By Stephanie Nebehay
GENEVA (Reuters) - Angelina Jolie will be taking on a new role in the world's most complex and dramatic refugee crises, the American actress and United Nations refugee agency UNHCR said Tuesday.
UNHCR sources told Reuters that she would be named Special Representative on the Afghan refugee situation, to help resolve the fate of 2.7 million Afghan refugees in Pakistan and Iran.
Jolie, who has served for 10 years as goodwill ambassador for the U.N. High Commissioner for Refugees, and donated $5 million to its aid operations, declined to be specific, telling reporters: "We are looking at a few countries in the world.
"We're hoping to discuss it in the next few weeks but we want to research it properly and do it well," she said after addressing a meeting of UNHCR's Executive Committee in Geneva.
Antonio Guterres, U.N. High Commissioner for Refugees, told the talks that Jolie would become "our special envoy mainly for the most dramatic refugee situations that require a lot of advocacy" and to mobilize strong international support.
"We will be asking you to do more and more in this regard," he said. Jolie's diplomatic skills, vision and insights would be harnessed to tackle "some of the most complex problems we face."
"VULNERABLE YET RESILIENT" REFUGEES
The Oscar-winning Jolie, dressed in black, said that refugees whom she had met during her 40 field missions for UNHCR in hotspots from Pakistan to Kenya were "among the most vulnerable and yet the most resilient people in the world."
"My personal experiences with UNHCR have been moving, sometimes heartbreaking, but always rewarding and unforgettable," she said.
Jolie, who makes her directorial debut with the Bosnian wartime romance film "In the Land of Blood and Honey," due to be released in December, has six children.
On recent UNHCR missions to Malta and Tunisia, she met families who had fled their native Somalia only to be uprooted again by fresh conflict in Libya, she said.
"I tried to imagine what it must have been like for a mother with children. To risk her life at sea trying to get to Europe from North Africa," she said, noting that some ruthless smugglers had been known to throw women and children overboard.
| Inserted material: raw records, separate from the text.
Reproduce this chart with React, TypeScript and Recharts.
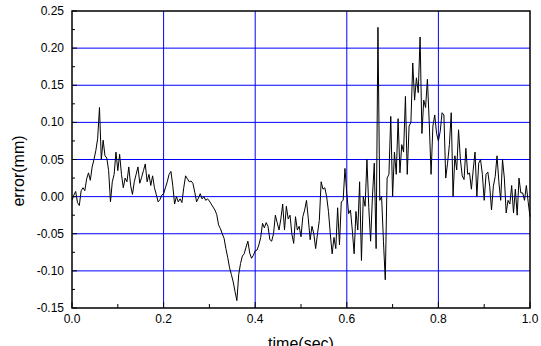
import { CartesianGrid, ComposedChart, Line, ReferenceArea, XAxis, YAxis } from "recharts";

// sampling step of the error trace (sec)
const DT = 0.004;

const errorMm = [
  -0.005, 0.002, 0.007, -0.008, -0.012, 0.008, 0.012, 0.008, 0.024, 0.032,
  0.022, 0.04, 0.05, 0.062, 0.078, 0.12, 0.05, 0.076, 0.055, 0.052,
  0.035, -0.007, 0.02, 0.03, 0.06, 0.035, 0.057, 0.03, 0.012, 0.025,
  0.02, 0.04, 0.015, 0.003, 0.02, 0.03, 0.04, 0.018, 0.026, 0.035,
  0.044, 0.02, 0.03, 0.015, 0.028, 0.012, 0.003, -0.007, -0.004, 0.002,
  0.004, 0.012, 0.02, 0.03, 0.034, 0.015, -0.01, 0.0, -0.007, -0.003,
  -0.008, 0.012, 0.028, 0.024, 0.02, 0.021, 0.018, 0.006, -0.007, -0.002,
  0.004, -0.003, 0.0, -0.005, -0.003, -0.006, -0.01, -0.014, -0.018, -0.024,
  -0.038, -0.043, -0.05, -0.056, -0.07, -0.082, -0.096, -0.105, -0.115, -0.128,
  -0.14, -0.105, -0.09, -0.08, -0.077, -0.068, -0.06, -0.076, -0.083, -0.079,
  -0.073, -0.072, -0.065, -0.055, -0.036, -0.042, -0.035, -0.04, -0.058, -0.06,
  -0.05, -0.025, -0.035, -0.045, -0.03, -0.01, -0.045, -0.013, -0.03, -0.025,
  -0.05, -0.063, -0.027, -0.045, -0.04, -0.054, -0.027, -0.018, -0.005, -0.03,
  -0.058, -0.04, -0.05, -0.07, -0.05, -0.032, 0.02, 0.01, 0.012, 0.0,
  -0.02, -0.05, -0.077, -0.055, -0.07, -0.015, -0.065, -0.007, -0.005, 0.038,
  0.004, -0.023, -0.018, -0.045, -0.077, -0.02, -0.045, 0.02, -0.086, 0.0,
  -0.013, 0.05, -0.015, -0.06, 0.0, 0.045, -0.07, 0.228, -0.005, 0.0,
  -0.06, -0.112, 0.025, 0.03, 0.108, 0.0, 0.06, 0.03, 0.105, 0.032,
  0.07, 0.06, 0.135, 0.03, 0.095, 0.1, 0.18, 0.13, 0.16, 0.14,
  0.215, 0.085, 0.13, 0.12, 0.158, 0.1, 0.03, 0.095, 0.11, 0.085,
  0.075, 0.088, 0.113, 0.11, 0.025, 0.045, 0.07, 0.113, 0.0, 0.055,
  0.036, 0.09, 0.05, 0.028, 0.023, 0.065, 0.03, 0.032, 0.01, 0.036,
  0.06, 0.0, 0.045, 0.05, 0.03, -0.005, 0.03, 0.033, 0.014, -0.018,
  0.014, 0.027, 0.055, 0.02, -0.005, 0.05, 0.025, -0.022, -0.005, -0.01,
  0.015, -0.022, 0.01, -0.025, 0.025, 0.005, 0.005, -0.005, 0.015, -0.007,
  -0.027,
];

const xTicks = [0, 0.1, 0.2, 0.3, 0.4, 0.5, 0.6, 0.7, 0.8, 0.9, 1.0];
const xLabels = [0, 0.2, 0.4, 0.6, 0.8, 1.0];
const yTicks = [
  -0.15, -0.125, -0.1, -0.075, -0.05, -0.025, 0, 0.025, 0.05, 0.075, 0.1, 0.125, 0.15, 0.175, 0.2, 0.225, 0.25,
];
const yLabels = [-0.15, -0.1, -0.05, 0, 0.05, 0.1, 0.15, 0.2, 0.25];
const xGrid = [0.2, 0.4, 0.6, 0.8];
const yGrid = [-0.1, -0.05, 0, 0.05, 0.1, 0.15, 0.2];
const xDomain = [0, 1];
const yDomain = [-0.15, 0.25];

const data = errorMm.map((err, i) => ({ time: +(i * DT).toFixed(4), err }));

// plot box (matches chart margins / axis sizes below)
const PL = 72;
const PR = 530;
const PT = 11;
const PB = 308;
const font = "Arial, 'Liberation Sans', sans-serif";

const isIn = (arr: number[], v: number) => arr.some((a) => Math.abs(a - v) < 1e-6);

const YTick = (props: any) => {
  const { y, payload } = props;
  const v = payload.value;
  const major = isIn(yLabels, v);
  return (
    <g>
      <line x1={PL} x2={PL + (major ? 5 : 3)} y1={y} y2={y} stroke="#000" strokeWidth={1} />
      {major && (
        <text x={64} y={y} dy={4} textAnchor="end" fontSize={12} fontFamily={font} fill="#000">
          {v.toFixed(2)}
        </text>
      )}
    </g>
  );
};

const XTick = (props: any) => {
  const { x, payload } = props;
  const v = payload.value;
  const major = isIn(xLabels, v);
  return (
    <g>
      <line x1={x} x2={x} y1={PB} y2={PB - (major ? 6 : 4)} stroke="#000" strokeWidth={1} />
      {major && (
        <text x={x} y={PB + 15} textAnchor="middle" fontSize={12} fontFamily={font} fill="#000">
          {v.toFixed(1)}
        </text>
      )}
    </g>
  );
};

export default function App() {
  return (
    <div style={{ position: "absolute", left: 0, top: 0, background: "#fff" }}>
      <ComposedChart width={541} height={346} data={data} margin={{ top: PT, right: 541 - PR, left: 0, bottom: 0 }}>
        <CartesianGrid
          stroke="#0000ff"
          strokeWidth={1}
          fill="none"
          horizontalValues={yGrid}
          verticalValues={xGrid}
        />
        <XAxis
          dataKey="time"
          type="number"
          domain={xDomain}
          ticks={xTicks}
          interval={0}
          height={346 - PB}
          tickLine={false}
          axisLine={false}
          tick={<XTick />}
          label={() => (
            <text x={301} y={349} textAnchor="middle" fontSize={16} fontFamily={font} fill="#000">
              time(sec)
            </text>
          )}
        />
        <YAxis
          type="number"
          domain={yDomain}
          ticks={yTicks}
          interval={0}
          width={PL}
          tickLine={false}
          axisLine={false}
          tick={<YTick />}
          label={() => (
            <text
              x={24}
              y={171}
              textAnchor="middle"
              fontSize={16}
              fontFamily={font}
              fill="#000"
              transform="rotate(-90, 24, 171)"
            >
              error(mm)
            </text>
          )}
        />
        <ReferenceArea
          x1={xDomain[0]}
          x2={xDomain[1]}
          y1={yDomain[0]}
          y2={yDomain[1]}
          fill="#fff"
          fillOpacity={0}
          stroke="#000"
          strokeWidth={1.5}
          ifOverflow="visible"
        />
        <Line
          dataKey="err"
          type="linear"
          stroke="#000"
          strokeWidth={1}
          fill="none"
          dot={false}
          activeDot={false}
          legendType="none"
          isAnimationActive={false}
        />
      </ComposedChart>
    </div>
  );
}
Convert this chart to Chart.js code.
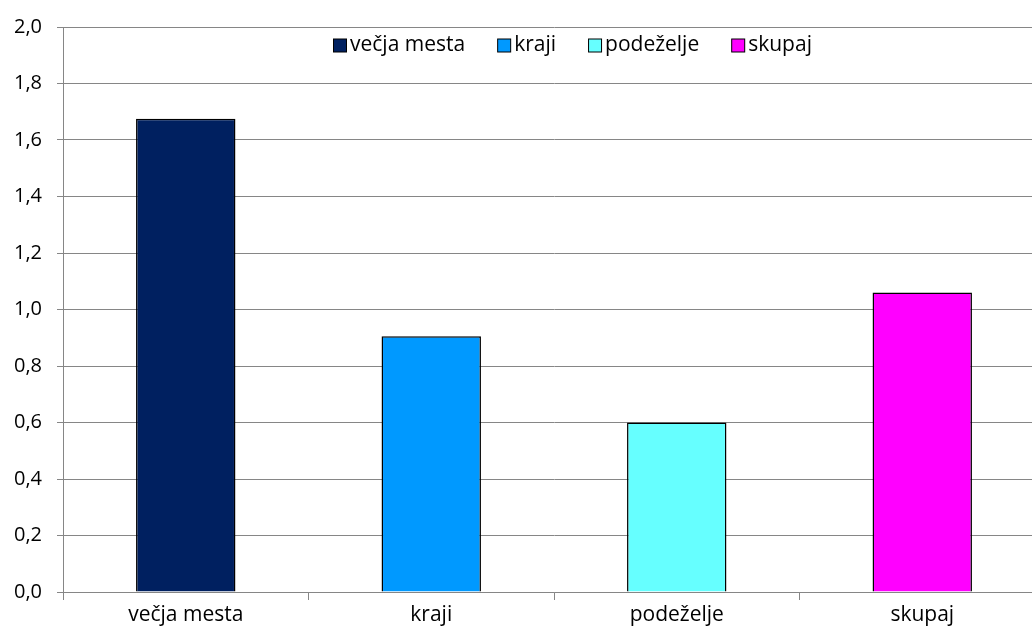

She recalled a visit in March to the Afghan village of Qala Gadu, north of Kabul, where girls' schools and teachers remain targets of violence. A girl named Sahira pledged to complete her studies through 12th grade if the actress helped build a school.
"It's not hard to say yes, knowing that as an Afghan, her word is her bond. An education is her basic human right and she should not be denied it any longer. Sahira is the future of Afghanistan."
"After decades of displacement and many years of war, we are entering a defining moment for Afghanistan," Jolie added.
The September 20 killing of Burhanuddin Rabbani, Kabul's chief peace negotiator, derailed efforts to forge dialogue with the Taliban to end the 10-year war and raised fears of a dangerous widening of Afghanistan's ethnic rifts.
Although millions of Afghans have returned home in the past decade, Pakistan and Iran still host 1.7 million and 1 million Afghan refugees, respectively, according to the agency.
Jolie made a surprise appearance Monday night at the UNHCR's ceremony to honor a Yemeni aid group credited with rescuing thousands of desperate Somali refugees who arrive in Yemen each year.
Miami-based Colombian pop icon Juanes performed his hits "It's Time to Change" and "Camisa Negra" (The Black Shirt). Norway's Sivert Hoyem, vocalist of the rock band Madrugada, sang "Prisoner of the Road," a ballad about fleeing violence.
Iranian news agency Fars also reported that Jolie was in talks to film in the Islamic Republic, a country where women have to wear Islamic dress -- at least a head scarf and loose-fitting clothes -- in public and on screen.
Movie producer Ali Sartipi said he had been in talks with Jolie's management.
"We intend first to get the okay from Angelina Jolie and then we want to enter negotiations with the Ministry of Culture and Islamic Guidance (on whether she will be allowed to work in Iran)," he said.